PROBLEM TO SOLVE: Every entry below must be repeated exactly; skip the pictures.

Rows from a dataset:
--- Start ---
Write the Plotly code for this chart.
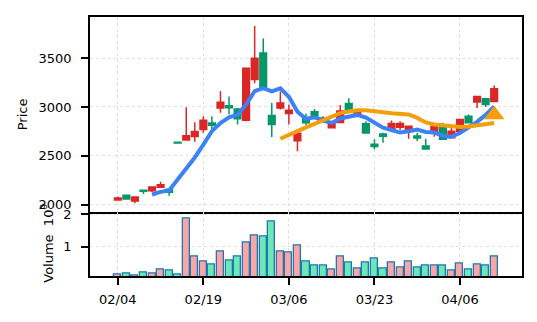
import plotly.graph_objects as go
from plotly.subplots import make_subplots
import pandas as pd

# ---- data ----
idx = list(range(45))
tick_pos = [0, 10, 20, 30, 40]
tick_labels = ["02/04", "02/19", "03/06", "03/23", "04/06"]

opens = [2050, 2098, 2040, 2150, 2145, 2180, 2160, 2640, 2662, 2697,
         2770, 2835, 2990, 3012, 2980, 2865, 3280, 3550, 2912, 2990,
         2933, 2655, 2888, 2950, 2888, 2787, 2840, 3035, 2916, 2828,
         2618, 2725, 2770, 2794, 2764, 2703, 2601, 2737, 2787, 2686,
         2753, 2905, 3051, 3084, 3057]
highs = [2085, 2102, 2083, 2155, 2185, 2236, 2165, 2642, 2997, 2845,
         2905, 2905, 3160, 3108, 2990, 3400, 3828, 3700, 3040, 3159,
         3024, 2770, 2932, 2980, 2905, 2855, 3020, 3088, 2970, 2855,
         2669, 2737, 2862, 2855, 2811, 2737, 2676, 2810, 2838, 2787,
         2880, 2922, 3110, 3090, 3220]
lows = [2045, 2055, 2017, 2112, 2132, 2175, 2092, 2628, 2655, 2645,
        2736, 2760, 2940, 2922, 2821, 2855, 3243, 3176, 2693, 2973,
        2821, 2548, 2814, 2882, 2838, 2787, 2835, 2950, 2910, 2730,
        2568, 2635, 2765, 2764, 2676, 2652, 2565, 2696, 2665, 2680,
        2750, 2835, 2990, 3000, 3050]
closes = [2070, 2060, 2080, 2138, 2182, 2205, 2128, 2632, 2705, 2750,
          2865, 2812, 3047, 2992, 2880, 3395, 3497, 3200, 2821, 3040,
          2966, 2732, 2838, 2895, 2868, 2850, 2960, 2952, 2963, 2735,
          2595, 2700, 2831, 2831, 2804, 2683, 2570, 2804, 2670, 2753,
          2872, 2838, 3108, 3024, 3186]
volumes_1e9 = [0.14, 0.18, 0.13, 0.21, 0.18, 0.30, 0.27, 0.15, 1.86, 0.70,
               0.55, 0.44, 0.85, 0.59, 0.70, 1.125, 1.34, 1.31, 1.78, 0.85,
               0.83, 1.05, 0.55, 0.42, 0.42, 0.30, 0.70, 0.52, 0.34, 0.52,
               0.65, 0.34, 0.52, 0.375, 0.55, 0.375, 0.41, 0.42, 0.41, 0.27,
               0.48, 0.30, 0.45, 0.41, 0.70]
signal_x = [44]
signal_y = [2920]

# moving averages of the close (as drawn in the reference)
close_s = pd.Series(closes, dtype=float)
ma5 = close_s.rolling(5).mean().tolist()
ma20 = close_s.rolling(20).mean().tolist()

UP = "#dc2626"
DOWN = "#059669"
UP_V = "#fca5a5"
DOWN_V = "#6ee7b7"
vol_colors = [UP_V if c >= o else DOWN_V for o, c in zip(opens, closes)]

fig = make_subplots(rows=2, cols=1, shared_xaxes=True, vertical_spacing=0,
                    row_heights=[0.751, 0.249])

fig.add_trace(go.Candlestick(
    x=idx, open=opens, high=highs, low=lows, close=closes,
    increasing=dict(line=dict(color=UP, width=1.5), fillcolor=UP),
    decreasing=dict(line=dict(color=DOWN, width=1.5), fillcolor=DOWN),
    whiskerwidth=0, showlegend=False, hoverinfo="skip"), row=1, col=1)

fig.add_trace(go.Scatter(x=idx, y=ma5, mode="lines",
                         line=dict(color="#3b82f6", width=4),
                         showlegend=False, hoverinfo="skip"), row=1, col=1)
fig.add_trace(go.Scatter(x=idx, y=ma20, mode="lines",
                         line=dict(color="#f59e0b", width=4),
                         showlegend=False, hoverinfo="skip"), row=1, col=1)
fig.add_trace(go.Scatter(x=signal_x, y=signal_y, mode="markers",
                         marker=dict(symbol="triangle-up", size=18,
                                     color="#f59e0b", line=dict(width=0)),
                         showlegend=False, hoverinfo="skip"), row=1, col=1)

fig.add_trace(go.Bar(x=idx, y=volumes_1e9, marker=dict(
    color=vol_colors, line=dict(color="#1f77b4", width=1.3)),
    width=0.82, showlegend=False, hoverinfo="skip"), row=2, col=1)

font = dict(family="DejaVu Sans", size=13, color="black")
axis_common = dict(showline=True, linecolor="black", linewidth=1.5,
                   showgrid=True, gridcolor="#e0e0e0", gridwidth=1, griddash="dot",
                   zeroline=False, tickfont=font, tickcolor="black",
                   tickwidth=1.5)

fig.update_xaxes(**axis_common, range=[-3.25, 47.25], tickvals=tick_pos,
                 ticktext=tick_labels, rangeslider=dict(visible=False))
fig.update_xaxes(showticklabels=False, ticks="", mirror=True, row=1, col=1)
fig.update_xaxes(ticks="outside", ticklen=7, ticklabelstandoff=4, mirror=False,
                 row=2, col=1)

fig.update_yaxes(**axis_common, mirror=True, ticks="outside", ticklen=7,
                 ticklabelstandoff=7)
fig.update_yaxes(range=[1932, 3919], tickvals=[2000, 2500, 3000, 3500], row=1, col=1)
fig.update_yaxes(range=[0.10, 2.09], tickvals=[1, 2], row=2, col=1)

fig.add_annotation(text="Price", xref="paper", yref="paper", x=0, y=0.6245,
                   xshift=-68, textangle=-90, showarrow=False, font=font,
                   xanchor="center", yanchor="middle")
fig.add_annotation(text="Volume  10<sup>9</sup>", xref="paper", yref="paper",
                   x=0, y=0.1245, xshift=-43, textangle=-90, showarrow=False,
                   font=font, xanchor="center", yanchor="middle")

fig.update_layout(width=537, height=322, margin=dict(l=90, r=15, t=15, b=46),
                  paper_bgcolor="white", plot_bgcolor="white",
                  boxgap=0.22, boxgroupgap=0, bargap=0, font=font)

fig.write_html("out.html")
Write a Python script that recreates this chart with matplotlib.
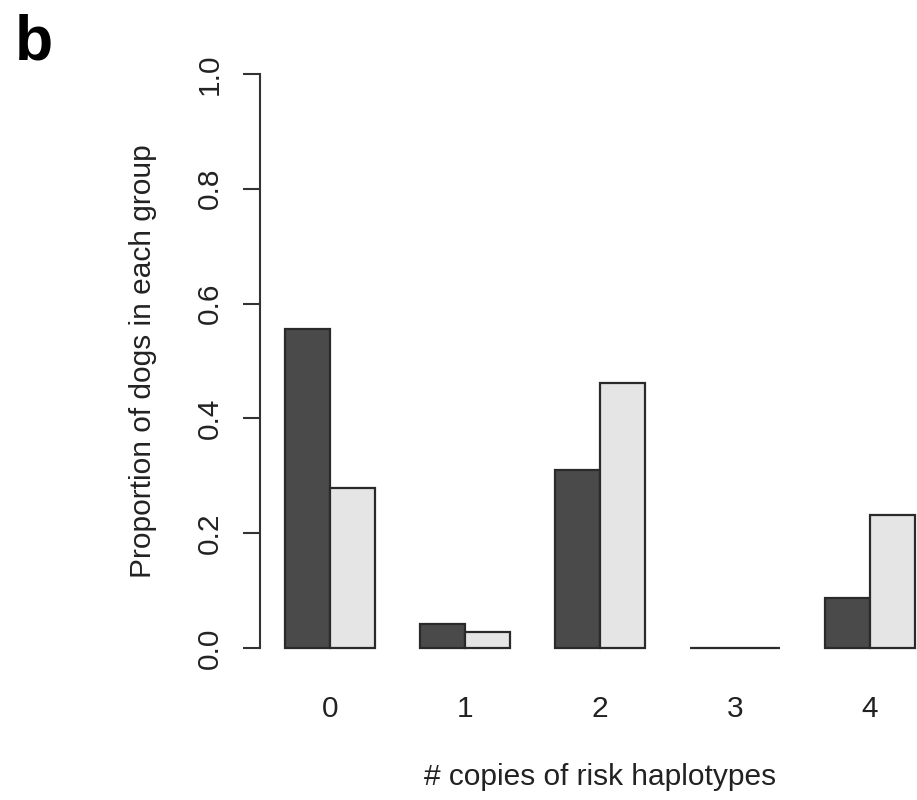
--- End ---
TASK SOLUTION:
Write the Plotly code for this chart.
import plotly.graph_objects as go
from plotly.subplots import make_subplots
import pandas as pd

# ---- data ----
idx = list(range(45))
tick_pos = [0, 10, 20, 30, 40]
tick_labels = ["02/04", "02/19", "03/06", "03/23", "04/06"]

opens = [2050, 2098, 2040, 2150, 2145, 2180, 2160, 2640, 2662, 2697,
         2770, 2835, 2990, 3012, 2980, 2865, 3280, 3550, 2912, 2990,
         2933, 2655, 2888, 2950, 2888, 2787, 2840, 3035, 2916, 2828,
         2618, 2725, 2770, 2794, 2764, 2703, 2601, 2737, 2787, 2686,
         2753, 2905, 3051, 3084, 3057]
highs = [2085, 2102, 2083, 2155, 2185, 2236, 2165, 2642, 2997, 2845,
         2905, 2905, 3160, 3108, 2990, 3400, 3828, 3700, 3040, 3159,
         3024, 2770, 2932, 2980, 2905, 2855, 3020, 3088, 2970, 2855,
         2669, 2737, 2862, 2855, 2811, 2737, 2676, 2810, 2838, 2787,
         2880, 2922, 3110, 3090, 3220]
lows = [2045, 2055, 2017, 2112, 2132, 2175, 2092, 2628, 2655, 2645,
        2736, 2760, 2940, 2922, 2821, 2855, 3243, 3176, 2693, 2973,
        2821, 2548, 2814, 2882, 2838, 2787, 2835, 2950, 2910, 2730,
        2568, 2635, 2765, 2764, 2676, 2652, 2565, 2696, 2665, 2680,
        2750, 2835, 2990, 3000, 3050]
closes = [2070, 2060, 2080, 2138, 2182, 2205, 2128, 2632, 2705, 2750,
          2865, 2812, 3047, 2992, 2880, 3395, 3497, 3200, 2821, 3040,
          2966, 2732, 2838, 2895, 2868, 2850, 2960, 2952, 2963, 2735,
          2595, 2700, 2831, 2831, 2804, 2683, 2570, 2804, 2670, 2753,
          2872, 2838, 3108, 3024, 3186]
volumes_1e9 = [0.14, 0.18, 0.13, 0.21, 0.18, 0.30, 0.27, 0.15, 1.86, 0.70,
               0.55, 0.44, 0.85, 0.59, 0.70, 1.125, 1.34, 1.31, 1.78, 0.85,
               0.83, 1.05, 0.55, 0.42, 0.42, 0.30, 0.70, 0.52, 0.34, 0.52,
               0.65, 0.34, 0.52, 0.375, 0.55, 0.375, 0.41, 0.42, 0.41, 0.27,
               0.48, 0.30, 0.45, 0.41, 0.70]
signal_x = [44]
signal_y = [2920]

# moving averages of the close (as drawn in the reference)
close_s = pd.Series(closes, dtype=float)
ma5 = close_s.rolling(5).mean().tolist()
ma20 = close_s.rolling(20).mean().tolist()

UP = "#dc2626"
DOWN = "#059669"
UP_V = "#fca5a5"
DOWN_V = "#6ee7b7"
vol_colors = [UP_V if c >= o else DOWN_V for o, c in zip(opens, closes)]

fig = make_subplots(rows=2, cols=1, shared_xaxes=True, vertical_spacing=0,
                    row_heights=[0.751, 0.249])

fig.add_trace(go.Candlestick(
    x=idx, open=opens, high=highs, low=lows, close=closes,
    increasing=dict(line=dict(color=UP, width=1.5), fillcolor=UP),
    decreasing=dict(line=dict(color=DOWN, width=1.5), fillcolor=DOWN),
    whiskerwidth=0, showlegend=False, hoverinfo="skip"), row=1, col=1)

fig.add_trace(go.Scatter(x=idx, y=ma5, mode="lines",
                         line=dict(color="#3b82f6", width=4),
                         showlegend=False, hoverinfo="skip"), row=1, col=1)
fig.add_trace(go.Scatter(x=idx, y=ma20, mode="lines",
                         line=dict(color="#f59e0b", width=4),
                         showlegend=False, hoverinfo="skip"), row=1, col=1)
fig.add_trace(go.Scatter(x=signal_x, y=signal_y, mode="markers",
                         marker=dict(symbol="triangle-up", size=18,
                                     color="#f59e0b", line=dict(width=0)),
                         showlegend=False, hoverinfo="skip"), row=1, col=1)

fig.add_trace(go.Bar(x=idx, y=volumes_1e9, marker=dict(
    color=vol_colors, line=dict(color="#1f77b4", width=1.3)),
    width=0.82, showlegend=False, hoverinfo="skip"), row=2, col=1)

font = dict(family="DejaVu Sans", size=13, color="black")
axis_common = dict(showline=True, linecolor="black", linewidth=1.5,
                   showgrid=True, gridcolor="#e0e0e0", gridwidth=1, griddash="dot",
                   zeroline=False, tickfont=font, tickcolor="black",
                   tickwidth=1.5)

fig.update_xaxes(**axis_common, range=[-3.25, 47.25], tickvals=tick_pos,
                 ticktext=tick_labels, rangeslider=dict(visible=False))
fig.update_xaxes(showticklabels=False, ticks="", mirror=True, row=1, col=1)
fig.update_xaxes(ticks="outside", ticklen=7, ticklabelstandoff=4, mirror=False,
                 row=2, col=1)

fig.update_yaxes(**axis_common, mirror=True, ticks="outside", ticklen=7,
                 ticklabelstandoff=7)
fig.update_yaxes(range=[1932, 3919], tickvals=[2000, 2500, 3000, 3500], row=1, col=1)
fig.update_yaxes(range=[0.10, 2.09], tickvals=[1, 2], row=2, col=1)

fig.add_annotation(text="Price", xref="paper", yref="paper", x=0, y=0.6245,
                   xshift=-68, textangle=-90, showarrow=False, font=font,
                   xanchor="center", yanchor="middle")
fig.add_annotation(text="Volume  10<sup>9</sup>", xref="paper", yref="paper",
                   x=0, y=0.1245, xshift=-43, textangle=-90, showarrow=False,
                   font=font, xanchor="center", yanchor="middle")

fig.update_layout(width=537, height=322, margin=dict(l=90, r=15, t=15, b=46),
                  paper_bgcolor="white", plot_bgcolor="white",
                  boxgap=0.22, boxgroupgap=0, bargap=0, font=font)

fig.write_html("out.html")
Write a Python script that recreates this chart with matplotlib.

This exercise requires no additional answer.